When we returned to Santa Barbara at the end of the day, several people made a point of crossing paths with Steve and me. It is good that Steve speaks some Spanish because I would have no idea what to say, even if they succeeded in getting me to understand what they were asking us. Two teachers from one of the Santa Barbara technical schools asked us to take a tour of their facility. It, too, has leaky roofs and inadequate instructional equipment. Then a teacher from the nearby city of Ilama (N15.05882, W088.23267) told us that there are not enough desks for all the students at her school. Then the owner of a coffee farm told us that the community near his farm needs a kindergarten. He said that his family would like to cost-share with us in building a structure. On Friday evening, we joined the meeting of the Santa Barbara Rotarians. They asked us to go to the village of La Aradita (N14.98037, W088.30410) on Saturday morning and meet with the Mayor of the municipalidad of Neuvo Celilac and the village people to discuss what it would take to rebuild their one-room community center, which currently has a ceramic tile roof that leaks badly and which they say is now too small for their needs.

How should we Rotarians and community members in the north country respond to all these needs? We hear some political leaders say "build a bigger wall on the border and send all these needy people away. Their needs should not be our worry." The fact is that the militarization of the US/Mexico border actually has INCREASED the number of undocumented workers in the US since the late 1980's. US tax dollars now fund a $74 billion private prison industry that employs 800,000 people and locks up migrants, most of who are not violent criminals. The US Border Patrol employs an additional 21,000 workers, and 63,000 undoumented people are imprisoned while awaiting trial. Each person held in detention costs US taxpayers $55,000 per year. It appears to be in the USA's own interest to consider the needs of the people who live south of the border. What needs of the people who grow and pick my coffee, bananas, and palms and who sew my clothes might be served in a way that enhances their lives in their own country?
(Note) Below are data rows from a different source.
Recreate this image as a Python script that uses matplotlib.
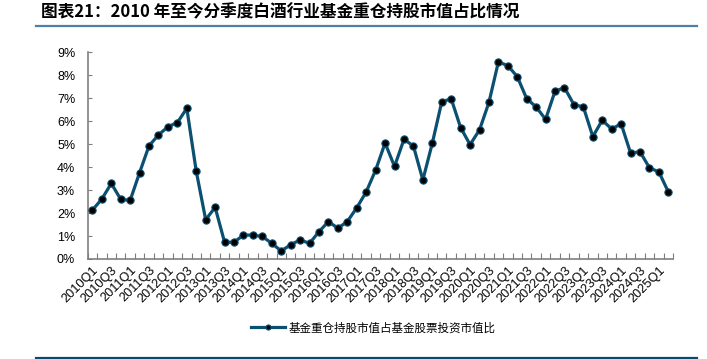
import matplotlib
matplotlib.use('Agg')
import matplotlib.pyplot as plt
from matplotlib.lines import Line2D
from matplotlib.ticker import FuncFormatter, MultipleLocator, FixedLocator

plt.rcParams['font.family'] = ['Liberation Sans', 'Noto Sans CJK SC', 'DejaVu Sans']

# 2010Q1 - 2025Q2 季度数据 (%)
quarters = [f"{y}Q{q}" for y in range(2010, 2026) for q in range(1, 5)][:62]
share = [2.13, 2.61, 3.29, 2.60, 2.55, 3.76, 4.93, 5.40, 5.76, 5.94,
         6.56, 3.82, 1.71, 2.25, 0.73, 0.73, 1.04, 1.04, 0.98, 0.68,
         0.35, 0.62, 0.83, 0.68, 1.19, 1.63, 1.34, 1.63, 2.23, 2.92,
         3.87, 5.05, 4.03, 5.21, 4.92, 3.44, 5.04, 6.84, 6.98, 5.72,
         4.98, 5.62, 6.82, 8.58, 8.42, 7.94, 6.98, 6.62, 6.08, 7.31,
         7.46, 6.72, 6.62, 5.33, 6.04, 5.66, 5.89, 4.61, 4.67, 3.97,
         3.79, 2.92]
series_name = "基金重仓持股市值占基金股票投资市值比"
title = "图表21：2010 年至今分季度白酒行业基金重仓持股市值占比情况"

LINE_C = '#0b4f71'
AXIS_C = '#7f7f7f'

fig = plt.figure(figsize=(7.07, 3.59), dpi=100)
ax = fig.add_axes([0.124, 0.2786, 0.828, 0.5757])

x = list(range(len(share)))
ax.plot(x, share, color=LINE_C, lw=2.3, marker='o', ms=5.2,
        mfc='black', mec=LINE_C, mew=0.8, label=series_name, zorder=3)

ax.set_xlim(-0.5, len(share) - 0.5)
ax.set_ylim(0, 9)
ax.yaxis.set_major_locator(MultipleLocator(1))
ax.yaxis.set_major_formatter(FuncFormatter(lambda v, p: f"{v:.0f}%"))

# x 轴: 刻度在分类边界, 标签每两季度一个
ax.xaxis.set_major_locator(FixedLocator([i - 0.5 for i in range(len(share) + 1)]))
ax.set_xticklabels([])
ax.xaxis.set_minor_locator(FixedLocator(x[::2]))
ax.set_xticklabels(quarters[::2], minor=True, rotation=45, ha='right',
                   va='top', rotation_mode='anchor', fontsize=9.2)
ax.tick_params(axis='x', which='major', direction='in', length=4, width=0.8, color=AXIS_C)
ax.tick_params(axis='x', which='minor', length=0, pad=4)
ax.tick_params(axis='y', direction='in', length=3, width=0.8, color=AXIS_C,
               labelsize=9, pad=9)

for s in ['top', 'right']:
    ax.spines[s].set_visible(False)
for s in ['left', 'bottom']:
    ax.spines[s].set_color(AXIS_C)
    ax.spines[s].set_linewidth(1.2)

fig.legend(loc='center', bbox_to_anchor=(0.528, 0.087), frameon=False,
           handlelength=3.0, handletextpad=0.3, markerscale=0.7,
           prop={'family': ['Noto Sans CJK SC', 'DejaVu Sans'], 'size': 8.3})

fig.text(0.058, 0.965, title, fontsize=12, fontweight='bold', style='italic',
         ha='left', va='center', family=['Noto Sans CJK SC', 'DejaVu Sans'])

fig.add_artist(Line2D([0.051, 0.986], [0.9284, 0.9284], color='#4f7fa6', lw=1.6))
fig.add_artist(Line2D([0.051, 0.986], [0.004, 0.004], color='#0b4a6f', lw=1.6))

fig.savefig('out.png', dpi=100)
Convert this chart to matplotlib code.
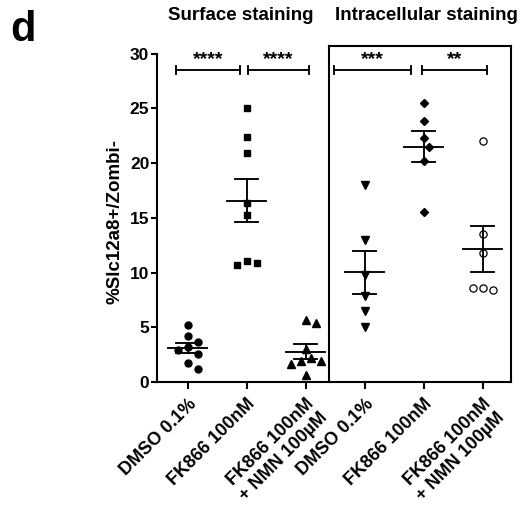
import numpy as np
import matplotlib
matplotlib.use("Agg")
import matplotlib.pyplot as plt

plt.rcParams['font.family'] = ['Liberation Sans', 'DejaVu Sans']
plt.rcParams['font.weight'] = 'bold'

# ---------------- data ----------------
categories = ["DMSO 0.1%", "FK866 100nM", "FK866 100nM\n+ NMN 100µM",
              "DMSO 0.1%", "FK866 100nM", "FK866 100nM\n+ NMN 100µM"]
surface_dmso = [5.25, 4.2, 3.7, 3.2, 2.9, 2.6, 1.75, 1.15]
surface_fk866 = [25.0, 22.4, 20.9, 16.4, 15.3, 11.1, 10.9, 10.7]
surface_fk866_nmn = [5.7, 5.4, 3.0, 2.15, 1.9, 1.9, 1.6, 0.6]
intra_dmso = [18.0, 13.0, 9.8, 7.9, 6.5, 5.0]
intra_fk866 = [25.5, 23.9, 22.3, 21.5, 20.2, 15.5]
intra_fk866_nmn = [22.0, 13.5, 11.8, 8.6, 8.45, 8.6]
yticks = [0, 5, 10, 15, 20, 25, 30]
ylabel = "%Slc12a8+/Zombi-"
titles = ["Surface staining", "Intracellular staining"]
sig_labels = ["****", "****", "***", "**"]

groups = [surface_dmso, surface_fk866, surface_fk866_nmn,
          intra_dmso, intra_fk866, intra_fk866_nmn]

# ---------------- style ----------------
styles = [
    dict(marker='o', ms=5.0, mfc='black', mec='black'),
    dict(marker='s', ms=5.0, mfc='black', mec='black'),
    dict(marker='^', ms=5.2, mfc='black', mec='black'),
    dict(marker='v', ms=5.2, mfc='black', mec='black'),
    dict(marker='D', ms=3.8, mfc='black', mec='black'),
    dict(marker='o', ms=5.2, mfc='white', mec='black', mew=0.9),
]

W, H = 522, 513
fig = plt.figure(figsize=(W / 100, H / 100), dpi=100)
ax_left, ax_right, ax_bottom, ax_top = 157, 511, 382, 46
ax = fig.add_axes([ax_left / W, 1 - ax_bottom / H,
                   (ax_right - ax_left) / W, (ax_bottom - ax_top) / H])
xlim = (-0.52, 5.48)
ylim = (0, 30.71)
ax.set_xlim(*xlim)
ax.set_ylim(*ylim)

ppu_x = (ax_right - ax_left) / (xlim[1] - xlim[0])
ppu_y = (ax_bottom - ax_top) / (ylim[1] - ylim[0])


def swarm_offsets(vals, d_px=10.0, step_px=5.0):
    placed = []
    offs = []
    for v in vals:
        y = v * ppu_y
        cands = [0]
        for i in range(1, 20):
            cands += [i * step_px, -i * step_px]
        for c in cands:
            ok = all((c - px) ** 2 + (y - py) ** 2 >= d_px ** 2 for px, py in placed)
            if ok:
                placed.append((c, y))
                offs.append(c / ppu_x)
                break
    return np.array(offs)


lw = 1.35
for i, (vals, st) in enumerate(zip(groups, styles)):
    vals = np.asarray(vals, dtype=float)
    xo = swarm_offsets(vals)
    ax.plot(i + xo, vals, linestyle='none', zorder=3, clip_on=False, **st)
    m = vals.mean()
    sem = vals.std(ddof=1) / np.sqrt(len(vals))
    ax.plot([i - 0.33, i + 0.33], [m, m], color='black', lw=lw, zorder=4)
    ax.plot([i, i], [m - sem, m + sem], color='black', lw=lw, zorder=4)
    for yy in (m - sem, m + sem):
        ax.plot([i - 0.19, i + 0.19], [yy, yy], color='black', lw=lw, zorder=4)

# significance bars (extent in category units)
sig_spans = [(-0.19, 0.89), (1.02, 2.06), (2.48, 3.79), (3.97, 5.07)]
sig_y = 28.5
for (x0, x1), lab in zip(sig_spans, sig_labels):
    ax.plot([x0, x1], [sig_y, sig_y], color='black', lw=lw, clip_on=False)
    for xx in (x0, x1):
        ax.plot([xx, xx], [sig_y - 0.35, sig_y + 0.35], color='black', lw=lw,
                clip_on=False)
    ax.text((x0 + x1) / 2, sig_y + 1.0, lab, ha='center', va='center',
            fontsize=14, fontweight='bold')

# box around intracellular
box_x = 2.395
ax.plot([box_x, box_x], [0, ylim[1]], color='black', lw=1.5, clip_on=False)
ax.plot([box_x, xlim[1]], [ylim[1], ylim[1]], color='black', lw=1.5,
        clip_on=False)

# spines
ax.spines['top'].set_visible(False)
for s in ['left', 'bottom', 'right']:
    ax.spines[s].set_linewidth(1.5)
ax.spines['left'].set_bounds(0, 30)

ax.set_yticks(yticks)
ax.set_yticklabels([str(t) for t in yticks], fontsize=12.5, fontweight='bold')
ax.tick_params(axis='y', length=4, width=1.5, pad=1.5)
ax.set_xticks(range(len(categories)))
ax.set_xticklabels(categories, rotation=45, ha='right', va='top',
                   rotation_mode='anchor', fontsize=13, fontweight='bold',
                   multialignment='right', linespacing=1.15)
ax.tick_params(axis='x', length=5, width=1.5, pad=4.5)

fig.text(115 / W, 1 - 222 / H, ylabel, rotation=90, ha='center', va='center',
         fontsize=13.5, fontweight='bold')
fig.text(241 / W, 1 - 16 / H, titles[0], ha='center', va='center',
         fontsize=13.5, fontweight='bold')
fig.text(426 / W, 1 - 16 / H, titles[1], ha='center', va='center',
         fontsize=13.5, fontweight='bold')
fig.text(10 / W, 1 - 10 / H, "d", ha='left', va='top', fontsize=30,
         fontweight='bold')

fig.savefig("out.png", dpi=100)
All the requests that the Santa Barbara people laid before us are legitimate needs, but the needs are greater than the limited resources that the Latin America Rotary Aid (LARA) program has. At the end of the afternoon, LARA held its annual meeting at our hotel. The participants agreed that we need to set priorities. Somehow, we should look for synergies among projects, and we should explore if there are matching grants that might expand the amount of resources available for a project. That will be part of our homework as we plan next year's service. One LARA member asked if we could enhance the welding program and the wood shop program at the technical college and provide funds for the students to make desks for the students at Ilama. Another asked if we could obtain matching grants through the Rotary Foundation's Vocational Training Team program. The Rotary Foundation will not provide funds to repair leaky roofs, however. We have lots of questions to answer before we can assure donors that their funds will best serve the needs this area faces.

Friday, March 4, 2016

A Very Long Day - Monte Cristo

We worked in a remote mountain village -- Monte Cristo (N 15.12654, W088.301259). We travelled for about 10k on a winding, narrow dirt road up and down hillsides. The community people were already at work when we arrived. The old roof was off, and men were welding metal braces to the angle-iron rafters. 45 school kids were crammed into a tiny school room. We passed out school supplies and then started to work. I'll give more details later.

When we returned to Santa Barbara, two men were waiting to ask Steve and me to go on a tour of one of the public high schools "collegio technico" in Santa Barbara. It was late when we returned, and I fell into bed. I will have to download photos and write more details after the work in El Guineal today and the Santa Barbara Rotary meeting tonight.